Stated task. From the line that includes "Give me the" to the last line of the records that follow, copy every line exactly and nothing more, omitting pictures.

»»

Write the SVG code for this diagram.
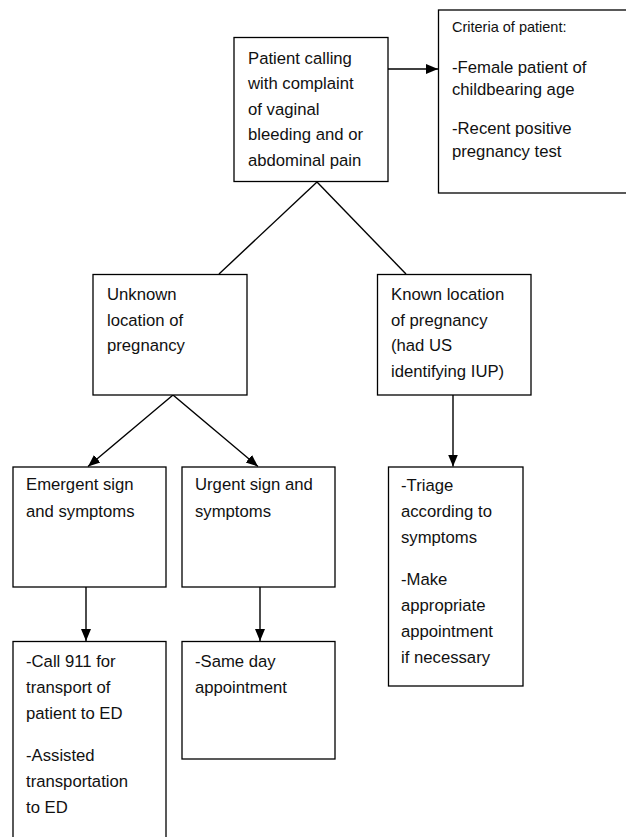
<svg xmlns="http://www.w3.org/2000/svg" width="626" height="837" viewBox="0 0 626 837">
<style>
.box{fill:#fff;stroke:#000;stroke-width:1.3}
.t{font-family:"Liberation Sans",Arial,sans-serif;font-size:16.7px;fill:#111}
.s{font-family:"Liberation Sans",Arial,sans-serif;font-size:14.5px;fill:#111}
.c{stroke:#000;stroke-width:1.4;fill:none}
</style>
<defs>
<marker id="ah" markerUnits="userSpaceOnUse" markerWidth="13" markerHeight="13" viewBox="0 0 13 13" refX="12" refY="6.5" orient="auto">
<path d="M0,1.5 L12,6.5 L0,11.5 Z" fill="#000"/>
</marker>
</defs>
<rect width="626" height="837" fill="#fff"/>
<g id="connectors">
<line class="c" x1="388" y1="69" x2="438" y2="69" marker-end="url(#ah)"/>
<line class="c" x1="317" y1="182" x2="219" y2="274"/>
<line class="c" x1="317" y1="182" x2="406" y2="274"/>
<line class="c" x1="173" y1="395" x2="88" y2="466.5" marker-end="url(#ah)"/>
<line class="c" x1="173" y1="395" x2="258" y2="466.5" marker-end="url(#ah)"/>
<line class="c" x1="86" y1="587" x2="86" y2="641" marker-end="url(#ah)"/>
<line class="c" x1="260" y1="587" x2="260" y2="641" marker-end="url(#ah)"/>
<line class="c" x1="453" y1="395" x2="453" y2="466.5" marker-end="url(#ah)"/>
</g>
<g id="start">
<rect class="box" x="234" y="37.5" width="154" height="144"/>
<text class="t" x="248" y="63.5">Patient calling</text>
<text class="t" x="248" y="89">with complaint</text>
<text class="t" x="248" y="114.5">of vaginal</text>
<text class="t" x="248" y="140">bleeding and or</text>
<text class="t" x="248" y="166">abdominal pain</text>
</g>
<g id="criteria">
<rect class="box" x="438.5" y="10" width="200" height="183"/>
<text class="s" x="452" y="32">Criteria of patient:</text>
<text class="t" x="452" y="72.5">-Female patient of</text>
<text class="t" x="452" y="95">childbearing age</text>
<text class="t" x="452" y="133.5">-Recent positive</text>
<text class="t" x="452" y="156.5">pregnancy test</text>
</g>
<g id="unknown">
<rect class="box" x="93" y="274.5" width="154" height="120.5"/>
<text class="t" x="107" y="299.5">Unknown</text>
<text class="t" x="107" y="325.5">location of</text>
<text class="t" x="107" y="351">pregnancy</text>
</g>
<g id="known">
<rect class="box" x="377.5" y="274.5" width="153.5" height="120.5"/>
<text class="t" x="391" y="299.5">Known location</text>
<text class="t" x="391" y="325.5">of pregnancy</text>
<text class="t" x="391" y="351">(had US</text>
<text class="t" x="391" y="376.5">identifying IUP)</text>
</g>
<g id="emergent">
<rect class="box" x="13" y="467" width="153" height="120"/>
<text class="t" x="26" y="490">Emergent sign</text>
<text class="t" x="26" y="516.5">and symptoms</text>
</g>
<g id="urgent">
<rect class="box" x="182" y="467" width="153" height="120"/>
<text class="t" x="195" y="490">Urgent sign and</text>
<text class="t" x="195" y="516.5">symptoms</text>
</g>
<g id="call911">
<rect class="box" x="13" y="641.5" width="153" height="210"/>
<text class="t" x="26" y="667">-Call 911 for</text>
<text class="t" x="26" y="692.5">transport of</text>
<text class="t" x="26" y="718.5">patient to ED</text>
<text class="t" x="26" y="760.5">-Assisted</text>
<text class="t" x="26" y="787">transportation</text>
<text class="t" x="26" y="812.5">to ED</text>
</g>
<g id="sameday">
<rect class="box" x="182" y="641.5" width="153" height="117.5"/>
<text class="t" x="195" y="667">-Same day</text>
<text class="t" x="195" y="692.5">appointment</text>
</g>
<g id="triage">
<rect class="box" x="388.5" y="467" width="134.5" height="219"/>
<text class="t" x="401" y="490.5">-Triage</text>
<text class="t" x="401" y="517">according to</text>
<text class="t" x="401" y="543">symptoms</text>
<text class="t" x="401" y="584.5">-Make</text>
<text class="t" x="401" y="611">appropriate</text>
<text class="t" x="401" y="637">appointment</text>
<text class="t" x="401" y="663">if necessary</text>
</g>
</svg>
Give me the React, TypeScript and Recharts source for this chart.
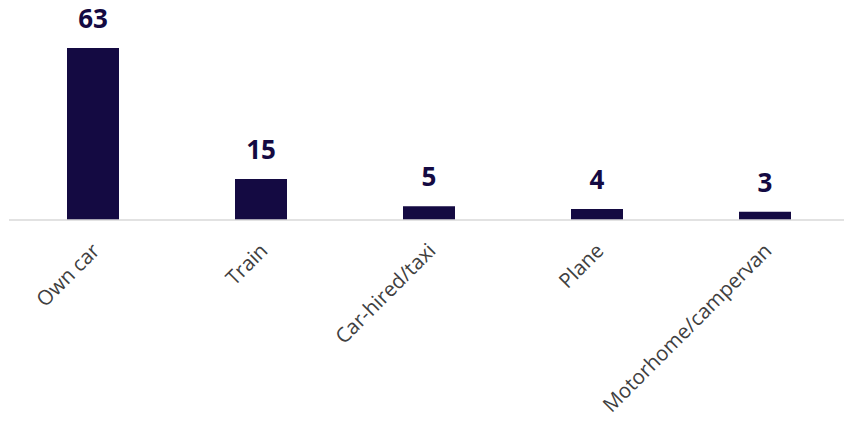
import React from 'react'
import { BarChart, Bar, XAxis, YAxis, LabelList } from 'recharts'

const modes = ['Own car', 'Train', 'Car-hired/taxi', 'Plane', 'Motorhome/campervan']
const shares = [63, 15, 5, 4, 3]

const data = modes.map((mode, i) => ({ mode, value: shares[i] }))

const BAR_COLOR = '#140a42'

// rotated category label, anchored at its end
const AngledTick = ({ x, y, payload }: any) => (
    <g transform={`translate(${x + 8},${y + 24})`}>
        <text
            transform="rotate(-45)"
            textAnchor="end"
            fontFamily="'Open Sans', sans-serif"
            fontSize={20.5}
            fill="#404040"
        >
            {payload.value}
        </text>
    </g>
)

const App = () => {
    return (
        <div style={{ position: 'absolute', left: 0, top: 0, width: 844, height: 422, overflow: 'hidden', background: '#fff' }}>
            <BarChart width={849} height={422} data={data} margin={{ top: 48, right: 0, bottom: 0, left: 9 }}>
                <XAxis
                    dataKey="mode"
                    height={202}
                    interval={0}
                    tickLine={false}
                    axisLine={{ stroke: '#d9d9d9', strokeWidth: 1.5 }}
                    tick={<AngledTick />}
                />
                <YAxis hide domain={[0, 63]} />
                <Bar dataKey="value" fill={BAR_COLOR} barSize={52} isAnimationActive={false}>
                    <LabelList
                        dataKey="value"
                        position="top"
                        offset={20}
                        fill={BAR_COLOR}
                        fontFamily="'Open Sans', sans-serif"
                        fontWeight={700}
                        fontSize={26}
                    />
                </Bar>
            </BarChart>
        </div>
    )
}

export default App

««

Written answer.
Give me the React, TypeScript and Recharts source for this chart.
import React from 'react'
import { BarChart, Bar, XAxis, YAxis, LabelList } from 'recharts'

const modes = ['Own car', 'Train', 'Car-hired/taxi', 'Plane', 'Motorhome/campervan']
const shares = [63, 15, 5, 4, 3]

const data = modes.map((mode, i) => ({ mode, value: shares[i] }))

const BAR_COLOR = '#140a42'

// rotated category label, anchored at its end
const AngledTick = ({ x, y, payload }: any) => (
    <g transform={`translate(${x + 8},${y + 24})`}>
        <text
            transform="rotate(-45)"
            textAnchor="end"
            fontFamily="'Open Sans', sans-serif"
            fontSize={20.5}
            fill="#404040"
        >
            {payload.value}
        </text>
    </g>
)

const App = () => {
    return (
        <div style={{ position: 'absolute', left: 0, top: 0, width: 844, height: 422, overflow: 'hidden', background: '#fff' }}>
            <BarChart width={849} height={422} data={data} margin={{ top: 48, right: 0, bottom: 0, left: 9 }}>
                <XAxis
                    dataKey="mode"
                    height={202}
                    interval={0}
                    tickLine={false}
                    axisLine={{ stroke: '#d9d9d9', strokeWidth: 1.5 }}
                    tick={<AngledTick />}
                />
                <YAxis hide domain={[0, 63]} />
                <Bar dataKey="value" fill={BAR_COLOR} barSize={52} isAnimationActive={false}>
                    <LabelList
                        dataKey="value"
                        position="top"
                        offset={20}
                        fill={BAR_COLOR}
                        fontFamily="'Open Sans', sans-serif"
                        fontWeight={700}
                        fontSize={26}
                    />
                </Bar>
            </BarChart>
        </div>
    )
}

export default App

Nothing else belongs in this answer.